A year into the business, we were still acquiring customers slowly — so slowly we knew that retaining the ones we had was life or death. Other video hosting companies were out there now, and if we frustrated our customers, they would have no qualms about jumping ship.
We did know, however, that most of them weren’t able to provide the same level of personal support we could. We put a phone in the office, made it our support line, and put the number on our website. We made up a rule: every time that phone rang, whoever was closest had to pick it up.
It wasn’t something we did because we thought it was how legitimate, growing companies did support. We did it because we had no other choice — we needed to keep every single customer we acquired. As we grew, however, we realized that customer happiness had become the foundation of our business.
Where most companies saw support as a cost center, we saw it as a delight center. Every time someone called in, it was an opportunity to learn more about the problems our customers had, to find out how we could make them more successful.
“Where most companies saw support as a cost center, we saw it as a delight center.”
That customer-first thinking spread across every part of the business, from product to marketing, until we realized that what had once been a way to stay alive had become the most important thing that set Wistia apart.
Settling: Rediscovering the ancient art of organization
The problem with pioneering is that once you’ve successfully pulled it off, you can often get overconfident in your ability to invent from scratch, and subsequently mismanage the next stage. You find gold in the hills and immediately think you should reinvent everything from pickaxes to huts to road construction.
We know how tempting it is to keep pioneering. We spent five years reinventing the basic technique that’s been used to organize teams for a millennia.
Back then, when Brendan and I gave thought to the kinds of workplaces we liked, the only thing we could agree on was that we didn’t want dedicated management. The whole team should be fundamentally autonomous, and we assumed everyone on the team wanted this too — who could possibly be against autonomy?
This idea that having a flat team was core to our identity held strong even as we grew to 30 people, and the cracks started to show. In the absence of real structure, we’d started to develop an implicit hierarchy, we moved slower because responsibilities were so ambiguous, and no one knew who they could go to for help.

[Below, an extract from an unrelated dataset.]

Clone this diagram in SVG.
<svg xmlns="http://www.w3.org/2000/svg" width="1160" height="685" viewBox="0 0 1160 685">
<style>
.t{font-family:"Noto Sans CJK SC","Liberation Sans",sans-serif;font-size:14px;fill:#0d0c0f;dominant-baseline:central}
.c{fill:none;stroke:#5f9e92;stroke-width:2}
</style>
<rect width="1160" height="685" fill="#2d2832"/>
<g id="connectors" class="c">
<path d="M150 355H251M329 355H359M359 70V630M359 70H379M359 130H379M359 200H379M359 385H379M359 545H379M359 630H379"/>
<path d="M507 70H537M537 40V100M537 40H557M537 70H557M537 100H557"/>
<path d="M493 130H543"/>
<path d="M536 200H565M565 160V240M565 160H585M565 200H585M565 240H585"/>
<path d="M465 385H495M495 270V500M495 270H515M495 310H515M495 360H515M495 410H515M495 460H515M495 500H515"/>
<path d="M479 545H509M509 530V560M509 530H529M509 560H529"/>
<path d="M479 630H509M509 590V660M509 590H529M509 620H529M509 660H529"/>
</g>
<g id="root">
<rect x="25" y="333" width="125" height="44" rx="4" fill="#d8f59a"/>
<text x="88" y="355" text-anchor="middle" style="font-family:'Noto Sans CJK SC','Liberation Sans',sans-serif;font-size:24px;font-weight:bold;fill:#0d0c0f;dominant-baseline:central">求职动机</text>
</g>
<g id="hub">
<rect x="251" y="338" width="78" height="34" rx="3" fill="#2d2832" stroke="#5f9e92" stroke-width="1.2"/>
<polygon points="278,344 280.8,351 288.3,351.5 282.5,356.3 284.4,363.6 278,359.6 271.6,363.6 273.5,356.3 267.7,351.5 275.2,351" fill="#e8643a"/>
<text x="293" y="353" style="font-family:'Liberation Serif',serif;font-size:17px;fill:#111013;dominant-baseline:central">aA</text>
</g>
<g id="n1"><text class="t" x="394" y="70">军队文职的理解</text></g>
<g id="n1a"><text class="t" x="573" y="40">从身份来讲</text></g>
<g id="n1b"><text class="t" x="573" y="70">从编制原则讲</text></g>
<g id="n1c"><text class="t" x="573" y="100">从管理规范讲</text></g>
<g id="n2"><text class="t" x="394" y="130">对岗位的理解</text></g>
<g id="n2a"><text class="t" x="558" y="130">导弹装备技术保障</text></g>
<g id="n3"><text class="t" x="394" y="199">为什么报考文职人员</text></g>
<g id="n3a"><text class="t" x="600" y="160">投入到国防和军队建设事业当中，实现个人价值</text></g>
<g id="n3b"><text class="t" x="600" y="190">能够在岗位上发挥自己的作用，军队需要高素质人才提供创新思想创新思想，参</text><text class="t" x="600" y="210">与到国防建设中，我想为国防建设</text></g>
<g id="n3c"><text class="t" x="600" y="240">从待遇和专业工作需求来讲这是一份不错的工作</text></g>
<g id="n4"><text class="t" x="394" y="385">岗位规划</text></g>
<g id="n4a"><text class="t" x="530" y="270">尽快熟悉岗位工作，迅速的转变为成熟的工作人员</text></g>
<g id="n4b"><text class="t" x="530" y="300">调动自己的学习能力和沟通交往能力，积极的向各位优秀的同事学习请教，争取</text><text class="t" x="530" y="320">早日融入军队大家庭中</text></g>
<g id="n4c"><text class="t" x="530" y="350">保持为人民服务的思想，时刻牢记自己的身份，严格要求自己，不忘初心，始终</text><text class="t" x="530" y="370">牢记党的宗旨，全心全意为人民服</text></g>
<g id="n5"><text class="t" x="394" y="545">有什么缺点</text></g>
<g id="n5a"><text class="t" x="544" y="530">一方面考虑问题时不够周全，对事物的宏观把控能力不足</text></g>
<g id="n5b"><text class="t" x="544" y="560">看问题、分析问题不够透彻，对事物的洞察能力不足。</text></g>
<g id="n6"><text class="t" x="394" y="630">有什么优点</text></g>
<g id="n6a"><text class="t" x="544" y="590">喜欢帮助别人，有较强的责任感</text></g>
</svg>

We knew we couldn’t keep on the way we were. But as we started mapping out our organization, we realized that structure could actually help us do more than fix the problems we had — it could help us become an even stronger team than we were while flat:
- We could use structure to spread authority evenly throughout teams, not centralize it
- We could use structure to help people make decisions faster and without the CEO being involved
- We could use structure to open up different possibilities for advancement, not make up a rigid career ladder
This was a wake-up call for a company that considered flatness central to its identity. It was the moment we realized that best practices were best practices for a reason — and that not everything was worth trying to pioneer. Organizational charts were the oldest trick in the book, and in “rediscovering” them we finally gave Wistia the structure it needed for sustainable growth.
“It was the moment we realized that best practices were best practices for a reason — and that not everything was worth trying to pioneer.”
We’d settled the hills. Now it was time to start mining.
City planning: Bringing it all back home
Once you’ve started building the infrastructure that keeps your pioneering alive, it’s time to start thinking long-term. City planning is about the time-tested techniques that companies use to get to scale and keep the business from falling apart as it grows. It’s the polar opposite of pioneering, originality-wise. And it will test your values.
City planning really tested our cultural opposition to sales. Bigger customers had started calling, saying they wanted to use Wistia but needed a salesperson to get their major stakeholders on board. We refused every time. Sales, to us, was:
- Aggressive & bro-y in temperament
- Not done in pursuit of the potential customer’s success — just their money
- Antithetical to the entire culture we’d cultivated at Wistia
Whatever we did, we were not going to call it sales. We drew up all kinds of crazy plans for a “Wistia” sales team, one that would be fundamentally different from every sales team that came before.
Then we stopped. We decided to just give it a try. Four people from our Customer Happiness team migrated over and started working with our bigger customers, and we immediately saw how wrong we’d been to fear sales. They didn’t push Wistia on anyone. They just helped customers be successful, the same way they always had.
The Wistia sales team. Look at these helpful folks!
As we’ve matured as a company, we’ve found that replicating people processes that work, rather than trying to invent them wholesale helps us move much faster. We talk to people, find out how they’ve been successful, and then replicate their methods.
“We’ve found that replicating people processes that work, rather than trying to invent them wholesale helps us move much faster.”
Wistia is a company built on its product, its customer support, and its marketing. We don’t need sales to set us apart. Nor do we need to worry about it changing our culture, because we’ve pioneered and reinvented the wheel enough to make our values clear.
The westward expansion of growth
The progression from pioneering to settling to city planning isn’t a chronology of time. It’s a series of stages, and every growing company is practicing all three of them at this very moment. The tricky part is keeping track of where (and why) you’re doing each one.
Reinventing the wheel, though it’s something you want to avoid, isn’t ultimately the worst thing you can do. When you find yourself doing it, you know it’s time to pull out the blueprints and start planning your future city. You know your core, differentiating values. And you have the hard-fought conviction of someone who knows exactly what needs to be done and how.